** begin **

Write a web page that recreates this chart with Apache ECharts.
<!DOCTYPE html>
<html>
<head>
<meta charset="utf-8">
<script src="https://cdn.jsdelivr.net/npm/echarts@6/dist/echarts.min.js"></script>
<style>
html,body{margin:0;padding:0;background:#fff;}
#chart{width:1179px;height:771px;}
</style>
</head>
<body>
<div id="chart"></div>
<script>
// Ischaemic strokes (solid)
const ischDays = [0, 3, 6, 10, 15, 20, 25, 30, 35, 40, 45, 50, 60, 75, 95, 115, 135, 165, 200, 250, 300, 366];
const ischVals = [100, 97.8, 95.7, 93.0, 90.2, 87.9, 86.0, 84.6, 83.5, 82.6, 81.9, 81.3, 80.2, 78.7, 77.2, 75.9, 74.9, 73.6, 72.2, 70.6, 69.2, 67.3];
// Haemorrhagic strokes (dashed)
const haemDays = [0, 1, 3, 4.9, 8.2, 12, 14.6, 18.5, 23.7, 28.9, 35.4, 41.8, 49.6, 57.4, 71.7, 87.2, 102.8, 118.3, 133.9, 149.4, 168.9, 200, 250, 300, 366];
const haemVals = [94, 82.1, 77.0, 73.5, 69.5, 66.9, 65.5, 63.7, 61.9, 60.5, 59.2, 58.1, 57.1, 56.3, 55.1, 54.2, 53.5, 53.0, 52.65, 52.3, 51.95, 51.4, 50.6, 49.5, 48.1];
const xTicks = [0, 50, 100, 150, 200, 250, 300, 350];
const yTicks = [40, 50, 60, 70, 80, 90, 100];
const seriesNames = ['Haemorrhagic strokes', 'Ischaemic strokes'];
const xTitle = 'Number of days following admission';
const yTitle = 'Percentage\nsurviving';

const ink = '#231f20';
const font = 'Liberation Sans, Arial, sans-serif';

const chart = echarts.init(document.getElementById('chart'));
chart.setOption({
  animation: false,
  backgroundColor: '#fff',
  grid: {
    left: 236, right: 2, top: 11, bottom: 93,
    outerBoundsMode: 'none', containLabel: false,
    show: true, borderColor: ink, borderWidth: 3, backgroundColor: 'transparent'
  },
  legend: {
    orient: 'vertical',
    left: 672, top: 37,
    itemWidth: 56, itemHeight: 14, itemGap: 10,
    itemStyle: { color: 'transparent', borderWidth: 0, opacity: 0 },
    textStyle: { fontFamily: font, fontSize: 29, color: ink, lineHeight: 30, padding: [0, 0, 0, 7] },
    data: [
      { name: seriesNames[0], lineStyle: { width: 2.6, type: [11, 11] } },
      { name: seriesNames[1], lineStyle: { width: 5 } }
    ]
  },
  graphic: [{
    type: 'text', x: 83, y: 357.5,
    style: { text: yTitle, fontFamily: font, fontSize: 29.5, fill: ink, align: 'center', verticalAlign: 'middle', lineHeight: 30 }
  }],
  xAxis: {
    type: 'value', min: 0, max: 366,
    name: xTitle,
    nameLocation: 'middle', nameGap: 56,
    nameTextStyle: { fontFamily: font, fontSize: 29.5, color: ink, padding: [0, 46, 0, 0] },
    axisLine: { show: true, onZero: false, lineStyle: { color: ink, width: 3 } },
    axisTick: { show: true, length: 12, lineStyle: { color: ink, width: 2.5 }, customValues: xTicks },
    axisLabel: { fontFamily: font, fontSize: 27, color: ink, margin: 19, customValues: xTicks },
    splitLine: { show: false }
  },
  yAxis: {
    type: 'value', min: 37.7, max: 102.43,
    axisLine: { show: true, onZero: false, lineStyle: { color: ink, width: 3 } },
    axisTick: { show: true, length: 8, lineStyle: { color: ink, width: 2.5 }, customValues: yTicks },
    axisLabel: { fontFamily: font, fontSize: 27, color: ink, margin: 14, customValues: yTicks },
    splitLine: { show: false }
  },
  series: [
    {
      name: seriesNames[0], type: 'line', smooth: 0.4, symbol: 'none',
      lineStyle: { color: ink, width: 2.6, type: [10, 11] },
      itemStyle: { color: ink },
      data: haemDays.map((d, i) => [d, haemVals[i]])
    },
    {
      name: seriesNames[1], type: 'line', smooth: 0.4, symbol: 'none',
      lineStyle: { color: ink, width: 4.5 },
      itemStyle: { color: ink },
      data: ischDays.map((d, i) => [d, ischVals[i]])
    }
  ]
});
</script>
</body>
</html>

** end **

◆ **Task directions**
Repeat the data in its entirety, character for character.

◆ **Answer to this problem**
Write a web page that recreates this chart with Apache ECharts.
<!DOCTYPE html>
<html>
<head>
<meta charset="utf-8">
<script src="https://cdn.jsdelivr.net/npm/echarts@6/dist/echarts.min.js"></script>
<style>
html,body{margin:0;padding:0;background:#fff;}
#chart{width:1179px;height:771px;}
</style>
</head>
<body>
<div id="chart"></div>
<script>
// Ischaemic strokes (solid)
const ischDays = [0, 3, 6, 10, 15, 20, 25, 30, 35, 40, 45, 50, 60, 75, 95, 115, 135, 165, 200, 250, 300, 366];
const ischVals = [100, 97.8, 95.7, 93.0, 90.2, 87.9, 86.0, 84.6, 83.5, 82.6, 81.9, 81.3, 80.2, 78.7, 77.2, 75.9, 74.9, 73.6, 72.2, 70.6, 69.2, 67.3];
// Haemorrhagic strokes (dashed)
const haemDays = [0, 1, 3, 4.9, 8.2, 12, 14.6, 18.5, 23.7, 28.9, 35.4, 41.8, 49.6, 57.4, 71.7, 87.2, 102.8, 118.3, 133.9, 149.4, 168.9, 200, 250, 300, 366];
const haemVals = [94, 82.1, 77.0, 73.5, 69.5, 66.9, 65.5, 63.7, 61.9, 60.5, 59.2, 58.1, 57.1, 56.3, 55.1, 54.2, 53.5, 53.0, 52.65, 52.3, 51.95, 51.4, 50.6, 49.5, 48.1];
const xTicks = [0, 50, 100, 150, 200, 250, 300, 350];
const yTicks = [40, 50, 60, 70, 80, 90, 100];
const seriesNames = ['Haemorrhagic strokes', 'Ischaemic strokes'];
const xTitle = 'Number of days following admission';
const yTitle = 'Percentage\nsurviving';

const ink = '#231f20';
const font = 'Liberation Sans, Arial, sans-serif';

const chart = echarts.init(document.getElementById('chart'));
chart.setOption({
  animation: false,
  backgroundColor: '#fff',
  grid: {
    left: 236, right: 2, top: 11, bottom: 93,
    outerBoundsMode: 'none', containLabel: false,
    show: true, borderColor: ink, borderWidth: 3, backgroundColor: 'transparent'
  },
  legend: {
    orient: 'vertical',
    left: 672, top: 37,
    itemWidth: 56, itemHeight: 14, itemGap: 10,
    itemStyle: { color: 'transparent', borderWidth: 0, opacity: 0 },
    textStyle: { fontFamily: font, fontSize: 29, color: ink, lineHeight: 30, padding: [0, 0, 0, 7] },
    data: [
      { name: seriesNames[0], lineStyle: { width: 2.6, type: [11, 11] } },
      { name: seriesNames[1], lineStyle: { width: 5 } }
    ]
  },
  graphic: [{
    type: 'text', x: 83, y: 357.5,
    style: { text: yTitle, fontFamily: font, fontSize: 29.5, fill: ink, align: 'center', verticalAlign: 'middle', lineHeight: 30 }
  }],
  xAxis: {
    type: 'value', min: 0, max: 366,
    name: xTitle,
    nameLocation: 'middle', nameGap: 56,
    nameTextStyle: { fontFamily: font, fontSize: 29.5, color: ink, padding: [0, 46, 0, 0] },
    axisLine: { show: true, onZero: false, lineStyle: { color: ink, width: 3 } },
    axisTick: { show: true, length: 12, lineStyle: { color: ink, width: 2.5 }, customValues: xTicks },
    axisLabel: { fontFamily: font, fontSize: 27, color: ink, margin: 19, customValues: xTicks },
    splitLine: { show: false }
  },
  yAxis: {
    type: 'value', min: 37.7, max: 102.43,
    axisLine: { show: true, onZero: false, lineStyle: { color: ink, width: 3 } },
    axisTick: { show: true, length: 8, lineStyle: { color: ink, width: 2.5 }, customValues: yTicks },
    axisLabel: { fontFamily: font, fontSize: 27, color: ink, margin: 14, customValues: yTicks },
    splitLine: { show: false }
  },
  series: [
    {
      name: seriesNames[0], type: 'line', smooth: 0.4, symbol: 'none',
      lineStyle: { color: ink, width: 2.6, type: [10, 11] },
      itemStyle: { color: ink },
      data: haemDays.map((d, i) => [d, haemVals[i]])
    },
    {
      name: seriesNames[1], type: 'line', smooth: 0.4, symbol: 'none',
      lineStyle: { color: ink, width: 4.5 },
      itemStyle: { color: ink },
      data: ischDays.map((d, i) => [d, ischVals[i]])
    }
  ]
});
</script>
</body>
</html>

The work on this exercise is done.